| Exercise details |
From the first line of the listing below, retype each line up to and including the one with "var years = d3.range(1992, 2025);"; pictures stay out.

- - - -

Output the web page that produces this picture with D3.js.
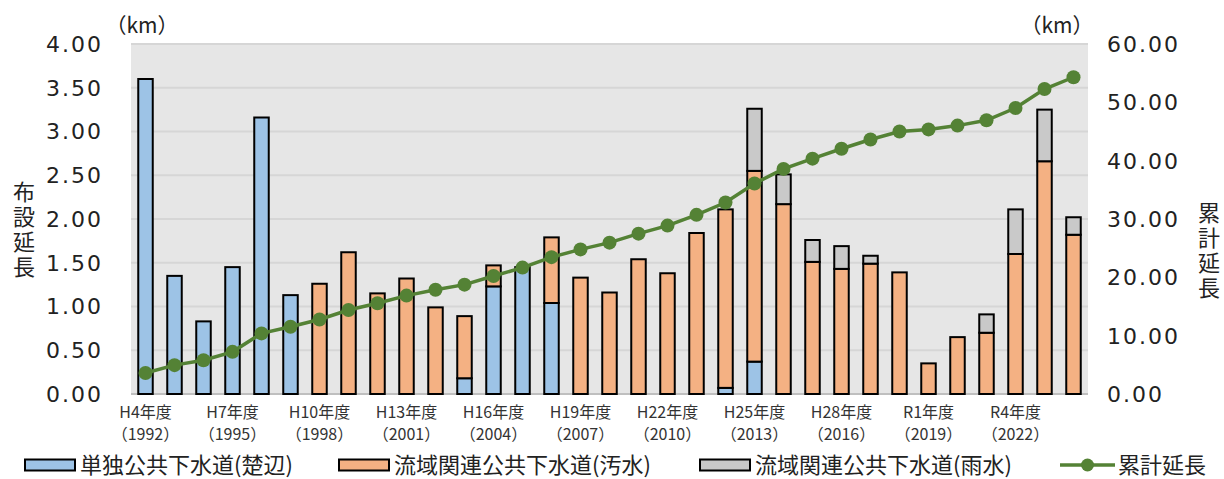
<!DOCTYPE html>
<html>
<head>
<meta charset="utf-8">
<script src="https://cdn.jsdelivr.net/npm/d3@7"></script>
<style>
  body { margin: 0; background: #fff; }
  svg { display: block; }
</style>
</head>
<body>
<div id="chart"></div>
<script>
//fiscal years (category per year)
var years = d3.range(1992, 2025);

//yearly length (km) per series
var tanDoku = [3.60, 1.35, 0.83, 1.45, 3.16, 1.13, 0, 0, 0, 0,
               0, 0.18, 1.23, 1.45, 1.04, 0, 0, 0, 0, 0,
               0.07, 0.37, 0, 0, 0, 0, 0, 0, 0, 0,
               0, 0, 0];
var osui = [0, 0, 0, 0, 0, 0, 1.26, 1.62, 1.15, 1.32,
            0.99, 0.71, 0.24, 0, 0.75, 1.33, 1.16, 1.54, 1.38, 1.84,
            2.04, 2.18, 2.17, 1.51, 1.43, 1.49, 1.39, 0.35, 0.65, 0.70,
            1.60, 2.66, 1.82];
var usui = [0, 0, 0, 0, 0, 0, 0, 0, 0, 0,
            0, 0, 0, 0, 0, 0, 0, 0, 0, 0,
            0, 0.71, 0.34, 0.25, 0.26, 0.09, 0, 0, 0, 0.21,
            0.51, 0.59, 0.20];
//cumulative length (km)
var ruikei = [3.60, 4.95, 5.78, 7.23, 10.39, 11.52, 12.78, 14.40, 15.55, 16.87,
              17.86, 18.75, 20.22, 21.67, 23.46, 24.79, 25.95, 27.49, 28.87, 30.71,
              32.82, 36.08, 38.59, 40.35, 42.04, 43.62, 45.01, 45.36, 46.01, 46.92,
              49.03, 52.28, 54.30];

//x tick labels (every 3 years)
var tickYears = [1992, 1995, 1998, 2001, 2004, 2007, 2010, 2013, 2016, 2019, 2022];
var tickNames = ["H4年度", "H7年度", "H10年度", "H13年度", "H16年度", "H19年度",
                 "H22年度", "H25年度", "H28年度", "R1年度", "R4年度"];

var seriesKeys = ["tandoku", "osui", "usui"];
var seriesNames = ["単独公共下水道(楚辺)", "流域関連公共下水道(汚水)", "流域関連公共下水道(雨水)", "累計延長"];
var colors = {tandoku: "#9dc3e6", osui: "#f4b183", usui: "#c9c9c9", line: "#548235"};

var width = 1224, height = 479;
var plot = {left: 131, right: 1088, top: 44, bottom: 394};
var numFont = "'DejaVu Sans', sans-serif";
var jpFont = "'Noto Sans CJK JP', sans-serif";

//build table for stacking
var table = years.map(function(y, i) {
    return {year: y, tandoku: tanDoku[i], osui: osui[i], usui: usui[i], total: ruikei[i]};
});

const svg = d3.select("#chart").append("svg")
    .attr("width", width)
    .attr("height", height);

//scales
const x = d3.scaleBand()
    .domain(years)
    .range([plot.left, plot.right])
    .paddingInner(0.5)
    .paddingOuter(0.25);

const yLeft = d3.scaleLinear().domain([0, 4]).range([plot.bottom, plot.top]);
const yRight = d3.scaleLinear().domain([0, 60]).range([plot.bottom, plot.top]);

//plot background
svg.append("rect")
    .attr("x", plot.left)
    .attr("y", plot.top)
    .attr("width", plot.right - plot.left)
    .attr("height", plot.bottom - plot.top)
    .attr("fill", "#e6e6e6");

//gridlines
svg.append("g").selectAll("line")
    .data(yLeft.ticks(8))
    .enter().append("line")
    .attr("x1", plot.left)
    .attr("x2", plot.right)
    .attr("y1", function(d){ return yLeft(d); })
    .attr("y2", function(d){ return yLeft(d); })
    .attr("stroke", function(d){ return d === 0 ? "#bfbfbf" : "#d6d6d6"; })
    .attr("stroke-width", 2);

//left axis labels
svg.append("g").selectAll("text")
    .data(yLeft.ticks(8))
    .enter().append("text")
    .attr("x", 103)
    .attr("y", function(d){ return yLeft(d); })
    .attr("dy", "0.36em")
    .attr("text-anchor", "end")
    .attr("font-family", numFont)
    .attr("font-size", "22px")
    .attr("letter-spacing", "2px")
    .attr("fill", "#222")
    .text(function(d){ return d3.format(".2f")(d); });

//right axis labels
svg.append("g").selectAll("text")
    .data(yRight.ticks(6))
    .enter().append("text")
    .attr("x", 1107)
    .attr("y", function(d){ return yRight(d); })
    .attr("dy", "0.36em")
    .attr("font-family", numFont)
    .attr("font-size", "22px")
    .attr("letter-spacing", "2px")
    .attr("fill", "#222")
    .text(function(d){ return d3.format(".2f")(d); });

//unit labels
svg.append("text").attr("x", 142).attr("y", 25).attr("dy", "0.36em")
    .attr("text-anchor", "middle").attr("font-family", jpFont).attr("font-size", "21px")
    .attr("fill", "#222").text("（km）");
svg.append("text").attr("x", 1057).attr("y", 25).attr("dy", "0.36em")
    .attr("text-anchor", "middle").attr("font-family", jpFont).attr("font-size", "21px")
    .attr("fill", "#222").text("（km）");

//vertical axis titles
function verticalTitle(str, cx, topY) {
    svg.append("text")
        .attr("x", cx)
        .attr("y", topY)
        .attr("font-family", jpFont)
        .attr("font-size", "22px")
        .attr("letter-spacing", "3px")
        .attr("fill", "#222")
        .style("writing-mode", "vertical-rl")
        .text(str);
}
verticalTitle("布設延長", 24, 181);
verticalTitle("累計延長", 1209, 202);

//stacked bars
const stacked = d3.stack().keys(seriesKeys)(table);

const layers = svg.append("g").selectAll("g")
    .data(stacked)
    .enter().append("g")
    .attr("fill", function(d){ return colors[d.key]; });

layers.selectAll("rect")
    .data(function(d){ return d.filter(function(p){ return p[1] - p[0] > 0; }); })
    .enter().append("rect")
    .attr("x", function(d){ return x(d.data.year); })
    .attr("y", function(d){ return yLeft(d[1]); })
    .attr("width", x.bandwidth())
    .attr("height", function(d){ return yLeft(d[0]) - yLeft(d[1]); })
    .attr("stroke", "#000")
    .attr("stroke-width", 2);

//cumulative line
const line = d3.line()
    .x(function(d){ return x(d.year) + x.bandwidth() / 2; })
    .y(function(d){ return yRight(d.total); });

svg.append("path")
    .datum(table)
    .attr("d", line)
    .attr("fill", "none")
    .attr("stroke", colors.line)
    .attr("stroke-width", 3.5);

svg.append("g").selectAll("circle")
    .data(table)
    .enter().append("circle")
    .attr("cx", function(d){ return x(d.year) + x.bandwidth() / 2; })
    .attr("cy", function(d){ return yRight(d.total); })
    .attr("r", 7)
    .attr("fill", colors.line);

//x labels
const xl = svg.append("g").selectAll("g")
    .data(tickYears)
    .enter().append("g")
    .attr("transform", function(d){ return "translate(" + (x(d) + x.bandwidth() / 2) + ",0)"; });

xl.append("text")
    .attr("y", 412)
    .attr("dy", "0.36em")
    .attr("text-anchor", "middle")
    .attr("font-family", jpFont)
    .attr("font-size", "16px")
    .attr("fill", "#333")
    .text(function(d, i){ return tickNames[i]; });

xl.append("text")
    .attr("y", 434)
    .attr("dy", "0.36em")
    .attr("text-anchor", "middle")
    .attr("font-family", jpFont)
    .attr("font-size", "16px")
    .attr("fill", "#333")
    .text(function(d){ return "（" + d + "）"; });

//legend
var legendX = [25, 339, 700, 1060];
var legendY = 465;
const legend = svg.append("g");

seriesKeys.forEach(function(k, i) {
    legend.append("rect")
        .attr("x", legendX[i])
        .attr("y", legendY - 5.5)
        .attr("width", 50)
        .attr("height", 11)
        .attr("fill", colors[k])
        .attr("stroke", "#000")
        .attr("stroke-width", 2);
    legend.append("text")
        .attr("x", legendX[i] + 55)
        .attr("y", legendY)
        .attr("dy", "0.36em")
        .attr("font-family", jpFont)
        .attr("font-size", "22px")
        .attr("fill", "#222")
        .text(seriesNames[i]);
});

legend.append("line")
    .attr("x1", legendX[3]).attr("x2", legendX[3] + 55)
    .attr("y1", legendY).attr("y2", legendY)
    .attr("stroke", colors.line).attr("stroke-width", 3.5);
legend.append("circle")
    .attr("cx", legendX[3] + 27.5).attr("cy", legendY).attr("r", 6.5)
    .attr("fill", colors.line);
legend.append("text")
    .attr("x", legendX[3] + 58)
    .attr("y", legendY)
    .attr("dy", "0.36em")
    .attr("font-family", jpFont)
    .attr("font-size", "22px")
    .attr("fill", "#222")
    .text(seriesNames[3]);
</script>
</body>
</html>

- - - -

| Exercise result |
Output the web page that produces this picture with D3.js.
<!DOCTYPE html>
<html>
<head>
<meta charset="utf-8">
<script src="https://cdn.jsdelivr.net/npm/d3@7"></script>
<style>
  body { margin: 0; background: #fff; }
  svg { display: block; }
</style>
</head>
<body>
<div id="chart"></div>
<script>
//fiscal years (category per year)
var years = d3.range(1992, 2025);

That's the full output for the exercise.